━━━━━ Supplied records ━━━━━

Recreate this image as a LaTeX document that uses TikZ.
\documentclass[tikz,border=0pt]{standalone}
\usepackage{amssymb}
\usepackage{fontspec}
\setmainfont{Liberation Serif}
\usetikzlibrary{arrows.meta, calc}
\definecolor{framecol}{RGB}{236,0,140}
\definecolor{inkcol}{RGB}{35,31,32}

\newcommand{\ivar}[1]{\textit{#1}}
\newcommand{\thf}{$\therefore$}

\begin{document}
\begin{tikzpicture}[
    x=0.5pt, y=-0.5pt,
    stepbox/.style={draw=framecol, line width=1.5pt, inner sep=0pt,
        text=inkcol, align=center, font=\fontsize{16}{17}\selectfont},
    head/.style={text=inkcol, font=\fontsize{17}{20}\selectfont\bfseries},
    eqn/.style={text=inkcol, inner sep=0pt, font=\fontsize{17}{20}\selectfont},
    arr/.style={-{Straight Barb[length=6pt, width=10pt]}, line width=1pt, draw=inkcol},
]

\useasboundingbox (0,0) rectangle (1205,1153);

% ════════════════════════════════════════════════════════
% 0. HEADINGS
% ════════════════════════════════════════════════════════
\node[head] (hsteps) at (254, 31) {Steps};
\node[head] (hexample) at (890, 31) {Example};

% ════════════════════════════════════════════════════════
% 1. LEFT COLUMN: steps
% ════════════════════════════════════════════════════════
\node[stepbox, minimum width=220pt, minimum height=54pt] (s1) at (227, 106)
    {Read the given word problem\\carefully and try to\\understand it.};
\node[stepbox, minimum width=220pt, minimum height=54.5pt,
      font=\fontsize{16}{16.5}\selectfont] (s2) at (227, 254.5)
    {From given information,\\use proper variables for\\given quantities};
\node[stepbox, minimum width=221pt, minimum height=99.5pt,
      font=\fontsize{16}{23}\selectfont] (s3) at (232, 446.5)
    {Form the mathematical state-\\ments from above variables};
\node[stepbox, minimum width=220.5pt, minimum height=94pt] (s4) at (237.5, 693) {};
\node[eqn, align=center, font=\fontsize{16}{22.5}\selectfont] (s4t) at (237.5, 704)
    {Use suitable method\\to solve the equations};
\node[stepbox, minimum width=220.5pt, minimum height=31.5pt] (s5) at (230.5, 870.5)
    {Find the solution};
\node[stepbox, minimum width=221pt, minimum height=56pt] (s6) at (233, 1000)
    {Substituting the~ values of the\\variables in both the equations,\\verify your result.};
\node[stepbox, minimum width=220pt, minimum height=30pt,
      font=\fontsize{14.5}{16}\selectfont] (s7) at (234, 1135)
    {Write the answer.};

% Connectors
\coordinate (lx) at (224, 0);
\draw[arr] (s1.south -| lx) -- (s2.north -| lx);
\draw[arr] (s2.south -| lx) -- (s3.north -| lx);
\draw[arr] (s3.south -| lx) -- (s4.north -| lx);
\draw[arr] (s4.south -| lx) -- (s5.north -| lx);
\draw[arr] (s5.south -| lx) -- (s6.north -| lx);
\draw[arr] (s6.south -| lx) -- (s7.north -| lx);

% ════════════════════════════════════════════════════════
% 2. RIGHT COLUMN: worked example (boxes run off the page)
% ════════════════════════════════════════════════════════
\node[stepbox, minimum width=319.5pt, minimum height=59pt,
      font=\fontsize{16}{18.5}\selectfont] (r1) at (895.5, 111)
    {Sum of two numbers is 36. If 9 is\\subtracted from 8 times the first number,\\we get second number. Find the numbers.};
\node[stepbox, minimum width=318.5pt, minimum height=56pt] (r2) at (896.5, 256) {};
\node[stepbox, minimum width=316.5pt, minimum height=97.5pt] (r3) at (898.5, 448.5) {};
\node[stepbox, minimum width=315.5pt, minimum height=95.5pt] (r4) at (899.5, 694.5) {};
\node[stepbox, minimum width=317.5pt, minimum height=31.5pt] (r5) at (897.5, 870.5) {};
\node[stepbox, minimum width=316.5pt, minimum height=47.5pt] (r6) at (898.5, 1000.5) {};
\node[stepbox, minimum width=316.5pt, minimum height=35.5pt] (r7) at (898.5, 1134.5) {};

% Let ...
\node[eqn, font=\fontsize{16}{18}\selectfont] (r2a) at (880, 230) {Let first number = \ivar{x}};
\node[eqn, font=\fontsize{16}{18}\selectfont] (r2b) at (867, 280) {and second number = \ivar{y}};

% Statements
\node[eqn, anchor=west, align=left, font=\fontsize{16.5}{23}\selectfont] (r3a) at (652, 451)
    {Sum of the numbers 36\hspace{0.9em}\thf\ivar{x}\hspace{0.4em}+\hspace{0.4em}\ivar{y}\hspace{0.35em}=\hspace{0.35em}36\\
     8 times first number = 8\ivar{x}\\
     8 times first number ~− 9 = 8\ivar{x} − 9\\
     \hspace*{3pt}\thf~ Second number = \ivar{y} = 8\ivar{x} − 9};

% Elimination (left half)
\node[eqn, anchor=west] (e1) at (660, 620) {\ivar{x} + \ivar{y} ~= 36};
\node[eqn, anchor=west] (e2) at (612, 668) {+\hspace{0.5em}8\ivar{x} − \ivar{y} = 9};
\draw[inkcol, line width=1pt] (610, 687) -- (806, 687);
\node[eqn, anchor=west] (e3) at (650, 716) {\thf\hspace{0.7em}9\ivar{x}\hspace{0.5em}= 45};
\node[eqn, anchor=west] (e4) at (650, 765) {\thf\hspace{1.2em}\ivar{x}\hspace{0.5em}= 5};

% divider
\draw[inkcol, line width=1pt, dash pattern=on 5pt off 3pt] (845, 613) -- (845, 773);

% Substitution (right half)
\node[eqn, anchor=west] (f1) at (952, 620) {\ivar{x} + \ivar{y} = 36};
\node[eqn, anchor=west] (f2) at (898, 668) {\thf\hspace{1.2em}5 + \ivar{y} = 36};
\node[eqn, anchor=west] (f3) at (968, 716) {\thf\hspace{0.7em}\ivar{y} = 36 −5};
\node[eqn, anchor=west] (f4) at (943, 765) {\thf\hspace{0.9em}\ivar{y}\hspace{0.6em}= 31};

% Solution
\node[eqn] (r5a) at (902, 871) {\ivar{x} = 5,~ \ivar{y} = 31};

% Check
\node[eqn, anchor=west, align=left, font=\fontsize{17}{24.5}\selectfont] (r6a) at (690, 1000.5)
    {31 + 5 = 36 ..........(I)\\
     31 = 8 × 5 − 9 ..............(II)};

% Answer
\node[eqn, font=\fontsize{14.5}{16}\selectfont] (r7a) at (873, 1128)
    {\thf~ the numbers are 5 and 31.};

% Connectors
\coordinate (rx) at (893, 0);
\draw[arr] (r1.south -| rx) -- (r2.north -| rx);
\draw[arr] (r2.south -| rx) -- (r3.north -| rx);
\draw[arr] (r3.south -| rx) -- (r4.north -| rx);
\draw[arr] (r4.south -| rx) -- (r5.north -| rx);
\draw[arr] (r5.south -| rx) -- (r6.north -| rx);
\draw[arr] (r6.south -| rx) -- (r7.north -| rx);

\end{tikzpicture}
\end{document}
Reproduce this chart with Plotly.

━━━━━

* Task instructions
Your task is to output the full set of records exactly as presented.

* Response for this exercise
Recreate this image as a LaTeX document that uses TikZ.
\documentclass[tikz,border=0pt]{standalone}
\usepackage{amssymb}
\usepackage{fontspec}
\setmainfont{Liberation Serif}
\usetikzlibrary{arrows.meta, calc}
\definecolor{framecol}{RGB}{236,0,140}
\definecolor{inkcol}{RGB}{35,31,32}

\newcommand{\ivar}[1]{\textit{#1}}
\newcommand{\thf}{$\therefore$}

\begin{document}
\begin{tikzpicture}[
    x=0.5pt, y=-0.5pt,
    stepbox/.style={draw=framecol, line width=1.5pt, inner sep=0pt,
        text=inkcol, align=center, font=\fontsize{16}{17}\selectfont},
    head/.style={text=inkcol, font=\fontsize{17}{20}\selectfont\bfseries},
    eqn/.style={text=inkcol, inner sep=0pt, font=\fontsize{17}{20}\selectfont},
    arr/.style={-{Straight Barb[length=6pt, width=10pt]}, line width=1pt, draw=inkcol},
]

\useasboundingbox (0,0) rectangle (1205,1153);

% ════════════════════════════════════════════════════════
% 0. HEADINGS
% ════════════════════════════════════════════════════════
\node[head] (hsteps) at (254, 31) {Steps};
\node[head] (hexample) at (890, 31) {Example};

% ════════════════════════════════════════════════════════
% 1. LEFT COLUMN: steps
% ════════════════════════════════════════════════════════
\node[stepbox, minimum width=220pt, minimum height=54pt] (s1) at (227, 106)
    {Read the given word problem\\carefully and try to\\understand it.};
\node[stepbox, minimum width=220pt, minimum height=54.5pt,
      font=\fontsize{16}{16.5}\selectfont] (s2) at (227, 254.5)
    {From given information,\\use proper variables for\\given quantities};
\node[stepbox, minimum width=221pt, minimum height=99.5pt,
      font=\fontsize{16}{23}\selectfont] (s3) at (232, 446.5)
    {Form the mathematical state-\\ments from above variables};
\node[stepbox, minimum width=220.5pt, minimum height=94pt] (s4) at (237.5, 693) {};
\node[eqn, align=center, font=\fontsize{16}{22.5}\selectfont] (s4t) at (237.5, 704)
    {Use suitable method\\to solve the equations};
\node[stepbox, minimum width=220.5pt, minimum height=31.5pt] (s5) at (230.5, 870.5)
    {Find the solution};
\node[stepbox, minimum width=221pt, minimum height=56pt] (s6) at (233, 1000)
    {Substituting the~ values of the\\variables in both the equations,\\verify your result.};
\node[stepbox, minimum width=220pt, minimum height=30pt,
      font=\fontsize{14.5}{16}\selectfont] (s7) at (234, 1135)
    {Write the answer.};

% Connectors
\coordinate (lx) at (224, 0);
\draw[arr] (s1.south -| lx) -- (s2.north -| lx);
\draw[arr] (s2.south -| lx) -- (s3.north -| lx);
\draw[arr] (s3.south -| lx) -- (s4.north -| lx);
\draw[arr] (s4.south -| lx) -- (s5.north -| lx);
\draw[arr] (s5.south -| lx) -- (s6.north -| lx);
\draw[arr] (s6.south -| lx) -- (s7.north -| lx);

% ════════════════════════════════════════════════════════
% 2. RIGHT COLUMN: worked example (boxes run off the page)
% ════════════════════════════════════════════════════════
\node[stepbox, minimum width=319.5pt, minimum height=59pt,
      font=\fontsize{16}{18.5}\selectfont] (r1) at (895.5, 111)
    {Sum of two numbers is 36. If 9 is\\subtracted from 8 times the first number,\\we get second number. Find the numbers.};
\node[stepbox, minimum width=318.5pt, minimum height=56pt] (r2) at (896.5, 256) {};
\node[stepbox, minimum width=316.5pt, minimum height=97.5pt] (r3) at (898.5, 448.5) {};
\node[stepbox, minimum width=315.5pt, minimum height=95.5pt] (r4) at (899.5, 694.5) {};
\node[stepbox, minimum width=317.5pt, minimum height=31.5pt] (r5) at (897.5, 870.5) {};
\node[stepbox, minimum width=316.5pt, minimum height=47.5pt] (r6) at (898.5, 1000.5) {};
\node[stepbox, minimum width=316.5pt, minimum height=35.5pt] (r7) at (898.5, 1134.5) {};

% Let ...
\node[eqn, font=\fontsize{16}{18}\selectfont] (r2a) at (880, 230) {Let first number = \ivar{x}};
\node[eqn, font=\fontsize{16}{18}\selectfont] (r2b) at (867, 280) {and second number = \ivar{y}};

% Statements
\node[eqn, anchor=west, align=left, font=\fontsize{16.5}{23}\selectfont] (r3a) at (652, 451)
    {Sum of the numbers 36\hspace{0.9em}\thf\ivar{x}\hspace{0.4em}+\hspace{0.4em}\ivar{y}\hspace{0.35em}=\hspace{0.35em}36\\
     8 times first number = 8\ivar{x}\\
     8 times first number ~− 9 = 8\ivar{x} − 9\\
     \hspace*{3pt}\thf~ Second number = \ivar{y} = 8\ivar{x} − 9};

% Elimination (left half)
\node[eqn, anchor=west] (e1) at (660, 620) {\ivar{x} + \ivar{y} ~= 36};
\node[eqn, anchor=west] (e2) at (612, 668) {+\hspace{0.5em}8\ivar{x} − \ivar{y} = 9};
\draw[inkcol, line width=1pt] (610, 687) -- (806, 687);
\node[eqn, anchor=west] (e3) at (650, 716) {\thf\hspace{0.7em}9\ivar{x}\hspace{0.5em}= 45};
\node[eqn, anchor=west] (e4) at (650, 765) {\thf\hspace{1.2em}\ivar{x}\hspace{0.5em}= 5};

% divider
\draw[inkcol, line width=1pt, dash pattern=on 5pt off 3pt] (845, 613) -- (845, 773);

% Substitution (right half)
\node[eqn, anchor=west] (f1) at (952, 620) {\ivar{x} + \ivar{y} = 36};
\node[eqn, anchor=west] (f2) at (898, 668) {\thf\hspace{1.2em}5 + \ivar{y} = 36};
\node[eqn, anchor=west] (f3) at (968, 716) {\thf\hspace{0.7em}\ivar{y} = 36 −5};
\node[eqn, anchor=west] (f4) at (943, 765) {\thf\hspace{0.9em}\ivar{y}\hspace{0.6em}= 31};

% Solution
\node[eqn] (r5a) at (902, 871) {\ivar{x} = 5,~ \ivar{y} = 31};

% Check
\node[eqn, anchor=west, align=left, font=\fontsize{17}{24.5}\selectfont] (r6a) at (690, 1000.5)
    {31 + 5 = 36 ..........(I)\\
     31 = 8 × 5 − 9 ..............(II)};

% Answer
\node[eqn, font=\fontsize{14.5}{16}\selectfont] (r7a) at (873, 1128)
    {\thf~ the numbers are 5 and 31.};

% Connectors
\coordinate (rx) at (893, 0);
\draw[arr] (r1.south -| rx) -- (r2.north -| rx);
\draw[arr] (r2.south -| rx) -- (r3.north -| rx);
\draw[arr] (r3.south -| rx) -- (r4.north -| rx);
\draw[arr] (r4.south -| rx) -- (r5.north -| rx);
\draw[arr] (r5.south -| rx) -- (r6.north -| rx);
\draw[arr] (r6.south -| rx) -- (r7.north -| rx);

\end{tikzpicture}
\end{document}
Reproduce this chart with Plotly.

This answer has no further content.